Ian Katz was on the final short list of two in 2015 to succeed Alan Rusbridger as editor-in-chief of The Guardian, but Katz's rival, Katharine Viner, was appointed instead. In the film The Fifth Estate (2013) Katz was portrayed by actor Dan Stevens.
Katz joined the BBC in July 2013, and became editor of Newsnight at the beginning of September. Katz is the permanent successor to Peter Rippon, as editor of the programme following serious errors in editorial practice in recent years.
Shortly after becoming editor, Katz sent an unintended tweet late on 9 September. Katz typed, in what he thought was a private direct message, that the Labour MP Rachel Reeves was "boring snoring" while being interviewed by Jeremy Paxman on the programme. Katz deleted his tweet and apologised to both Reeves and the Labour Party.
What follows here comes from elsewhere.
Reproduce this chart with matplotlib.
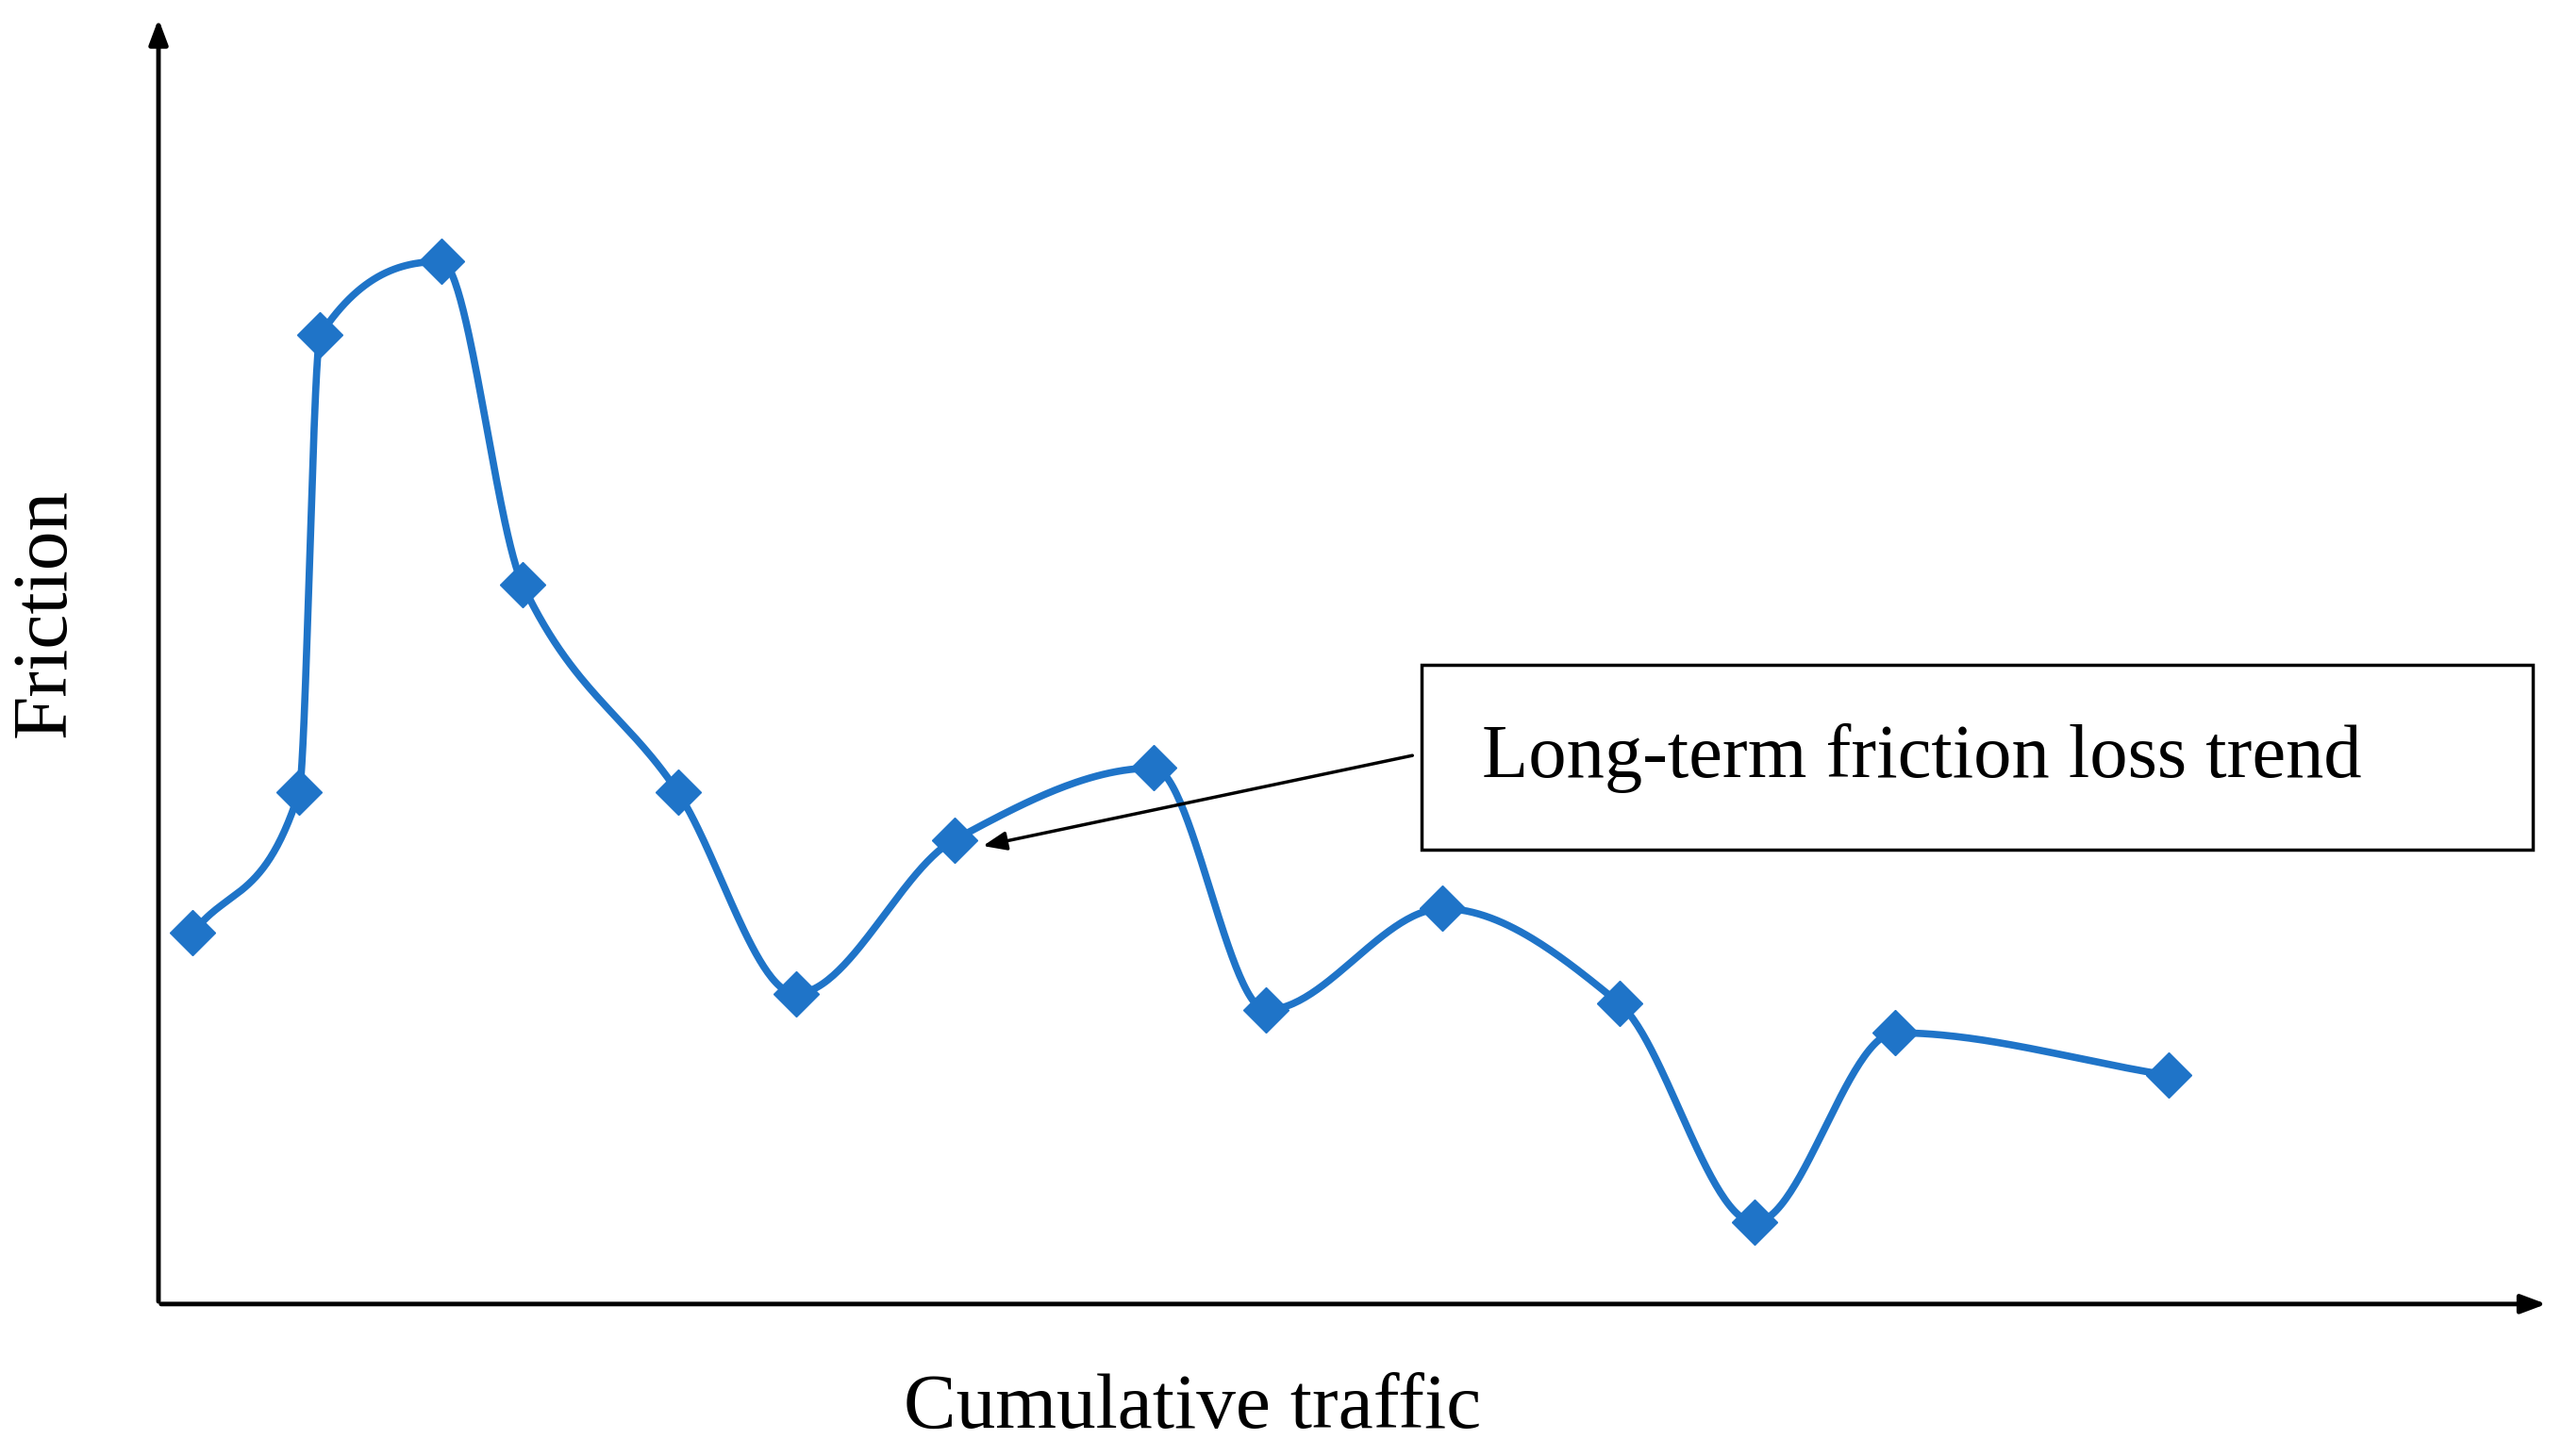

A year later, Katz returned to the issue of the political interview in an article for the Financial Times. His mistake, he thought, had been to refer to Reeves when all political interviews had the "boring snoring" quality he had attributed to her appearance on Newsnight. He argued for a better understanding between the two sides in the "transaction", so that an interview is "a source of light as well as heat" becoming an opportunity to "explore and illuminate the dilemmas politicians face, to recognise that government is not a choice between good and bad policies but most often a search for the least worst option."